• **Problem details**
Start at the line holding "Write the Plotly code for this chart.", stop at the line holding "import plotly.graph_objects as go", and repeat those lines exactly, both ends included; skip the pictures.

[Figure scripts]
--*--

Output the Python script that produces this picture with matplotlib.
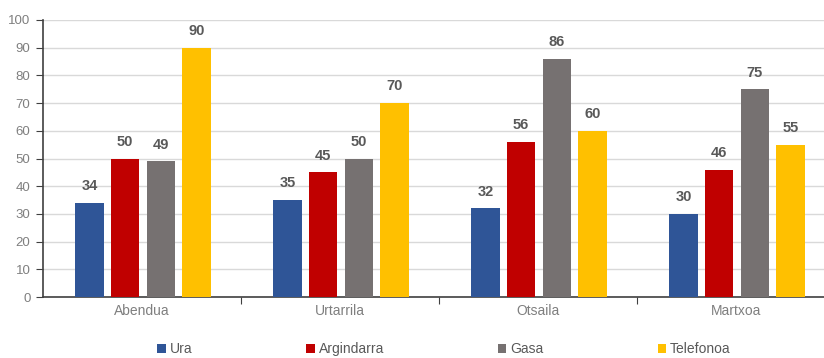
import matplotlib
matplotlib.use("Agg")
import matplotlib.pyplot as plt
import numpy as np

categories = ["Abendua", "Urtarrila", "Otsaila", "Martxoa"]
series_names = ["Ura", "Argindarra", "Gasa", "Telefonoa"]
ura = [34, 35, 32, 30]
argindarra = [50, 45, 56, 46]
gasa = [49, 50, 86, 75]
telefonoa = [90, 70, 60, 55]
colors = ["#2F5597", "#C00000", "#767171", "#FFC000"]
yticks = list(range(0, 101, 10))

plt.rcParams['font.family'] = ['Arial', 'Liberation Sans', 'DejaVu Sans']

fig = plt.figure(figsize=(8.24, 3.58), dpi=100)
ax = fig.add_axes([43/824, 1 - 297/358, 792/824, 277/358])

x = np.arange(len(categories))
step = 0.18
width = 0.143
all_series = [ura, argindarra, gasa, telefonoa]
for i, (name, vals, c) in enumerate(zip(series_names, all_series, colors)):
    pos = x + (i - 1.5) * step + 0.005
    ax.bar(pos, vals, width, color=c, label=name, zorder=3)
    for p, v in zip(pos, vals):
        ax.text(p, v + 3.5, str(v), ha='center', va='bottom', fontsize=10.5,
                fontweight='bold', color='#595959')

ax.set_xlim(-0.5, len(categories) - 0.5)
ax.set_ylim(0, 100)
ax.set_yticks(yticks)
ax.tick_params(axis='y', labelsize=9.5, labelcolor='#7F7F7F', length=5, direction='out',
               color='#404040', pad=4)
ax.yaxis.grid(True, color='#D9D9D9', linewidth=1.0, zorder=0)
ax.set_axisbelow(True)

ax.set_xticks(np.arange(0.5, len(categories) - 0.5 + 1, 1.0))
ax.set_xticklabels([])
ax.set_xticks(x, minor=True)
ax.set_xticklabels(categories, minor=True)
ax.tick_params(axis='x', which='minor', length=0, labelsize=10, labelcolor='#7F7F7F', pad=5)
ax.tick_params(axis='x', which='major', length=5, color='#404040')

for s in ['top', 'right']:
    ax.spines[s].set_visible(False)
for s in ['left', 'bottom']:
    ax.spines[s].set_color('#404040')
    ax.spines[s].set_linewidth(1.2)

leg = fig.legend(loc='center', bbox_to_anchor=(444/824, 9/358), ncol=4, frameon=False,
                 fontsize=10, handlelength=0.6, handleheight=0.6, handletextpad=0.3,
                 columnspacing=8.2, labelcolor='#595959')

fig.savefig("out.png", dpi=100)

--*--

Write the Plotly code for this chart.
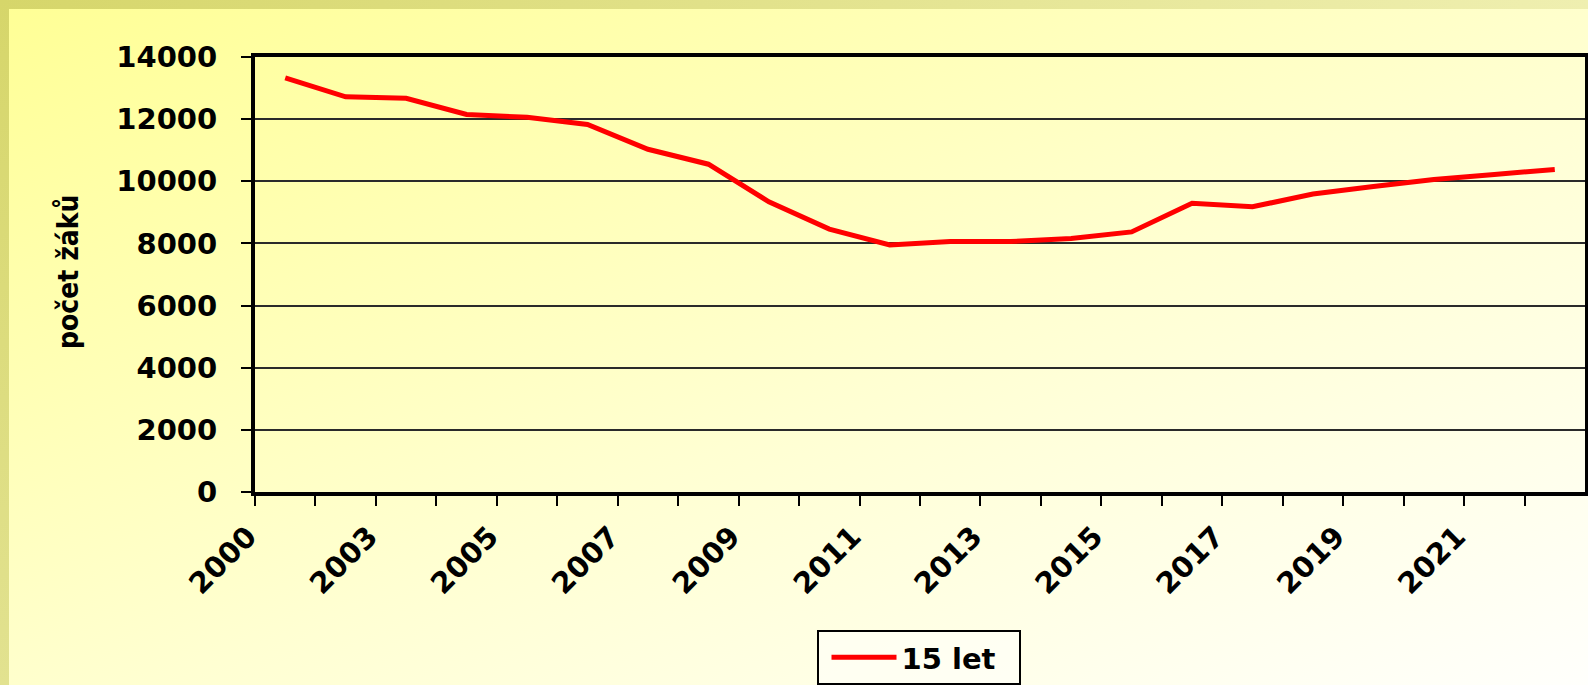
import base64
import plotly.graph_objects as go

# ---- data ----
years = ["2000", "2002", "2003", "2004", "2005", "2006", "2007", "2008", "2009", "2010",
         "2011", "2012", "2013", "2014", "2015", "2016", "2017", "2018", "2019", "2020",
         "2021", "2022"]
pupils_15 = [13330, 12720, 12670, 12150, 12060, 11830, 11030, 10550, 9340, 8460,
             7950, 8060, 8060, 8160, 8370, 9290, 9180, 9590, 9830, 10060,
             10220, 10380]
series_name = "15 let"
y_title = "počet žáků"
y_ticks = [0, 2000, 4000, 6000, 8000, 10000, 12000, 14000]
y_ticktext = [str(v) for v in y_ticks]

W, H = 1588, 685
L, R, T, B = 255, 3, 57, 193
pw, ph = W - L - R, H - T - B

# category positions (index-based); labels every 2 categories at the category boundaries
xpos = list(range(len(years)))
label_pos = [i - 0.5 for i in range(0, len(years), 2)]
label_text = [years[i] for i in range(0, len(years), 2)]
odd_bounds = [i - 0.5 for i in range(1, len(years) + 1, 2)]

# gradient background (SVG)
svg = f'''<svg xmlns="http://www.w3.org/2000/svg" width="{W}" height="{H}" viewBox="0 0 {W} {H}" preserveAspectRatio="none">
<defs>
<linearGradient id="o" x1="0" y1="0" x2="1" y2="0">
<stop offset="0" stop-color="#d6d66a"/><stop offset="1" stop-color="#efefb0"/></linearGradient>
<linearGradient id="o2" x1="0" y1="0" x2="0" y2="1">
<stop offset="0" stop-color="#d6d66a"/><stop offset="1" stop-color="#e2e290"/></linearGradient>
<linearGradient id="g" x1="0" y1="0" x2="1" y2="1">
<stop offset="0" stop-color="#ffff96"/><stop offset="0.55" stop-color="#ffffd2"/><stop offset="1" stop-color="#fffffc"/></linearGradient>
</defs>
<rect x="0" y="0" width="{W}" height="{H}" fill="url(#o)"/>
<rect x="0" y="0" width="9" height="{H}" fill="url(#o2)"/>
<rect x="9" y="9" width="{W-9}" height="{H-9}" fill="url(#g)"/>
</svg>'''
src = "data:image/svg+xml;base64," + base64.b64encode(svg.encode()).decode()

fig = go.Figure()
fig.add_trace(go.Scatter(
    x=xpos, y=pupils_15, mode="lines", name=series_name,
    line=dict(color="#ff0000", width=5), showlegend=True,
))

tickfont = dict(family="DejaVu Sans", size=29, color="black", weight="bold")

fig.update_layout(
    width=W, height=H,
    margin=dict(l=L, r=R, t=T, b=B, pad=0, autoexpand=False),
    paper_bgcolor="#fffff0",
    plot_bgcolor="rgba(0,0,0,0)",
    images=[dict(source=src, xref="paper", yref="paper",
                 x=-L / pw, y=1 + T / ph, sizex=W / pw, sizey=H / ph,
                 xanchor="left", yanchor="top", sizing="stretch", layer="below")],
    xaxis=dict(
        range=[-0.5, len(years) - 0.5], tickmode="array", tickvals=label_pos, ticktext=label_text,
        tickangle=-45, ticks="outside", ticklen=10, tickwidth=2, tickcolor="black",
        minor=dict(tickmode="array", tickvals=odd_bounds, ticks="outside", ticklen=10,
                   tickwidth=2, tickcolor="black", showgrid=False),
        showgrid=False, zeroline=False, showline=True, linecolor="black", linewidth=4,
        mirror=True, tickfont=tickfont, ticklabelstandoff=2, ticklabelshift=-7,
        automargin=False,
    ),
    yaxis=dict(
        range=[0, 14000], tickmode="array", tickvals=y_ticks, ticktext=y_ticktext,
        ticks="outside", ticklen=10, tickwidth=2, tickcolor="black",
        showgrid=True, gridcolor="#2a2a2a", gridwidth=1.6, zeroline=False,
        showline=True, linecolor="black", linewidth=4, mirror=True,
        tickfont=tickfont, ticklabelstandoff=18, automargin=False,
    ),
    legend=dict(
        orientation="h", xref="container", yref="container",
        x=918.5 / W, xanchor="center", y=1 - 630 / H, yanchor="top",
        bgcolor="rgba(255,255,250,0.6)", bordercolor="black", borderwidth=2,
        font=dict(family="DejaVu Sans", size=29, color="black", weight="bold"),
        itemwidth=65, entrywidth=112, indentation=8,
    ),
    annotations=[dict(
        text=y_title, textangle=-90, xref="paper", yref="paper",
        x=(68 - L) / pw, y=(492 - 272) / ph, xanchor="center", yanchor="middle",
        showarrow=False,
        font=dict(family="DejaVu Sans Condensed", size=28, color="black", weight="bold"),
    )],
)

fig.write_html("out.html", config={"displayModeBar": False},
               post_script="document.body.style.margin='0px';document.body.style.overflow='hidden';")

--*--

• **Solution below**
Write the Plotly code for this chart.
import base64
import plotly.graph_objects as go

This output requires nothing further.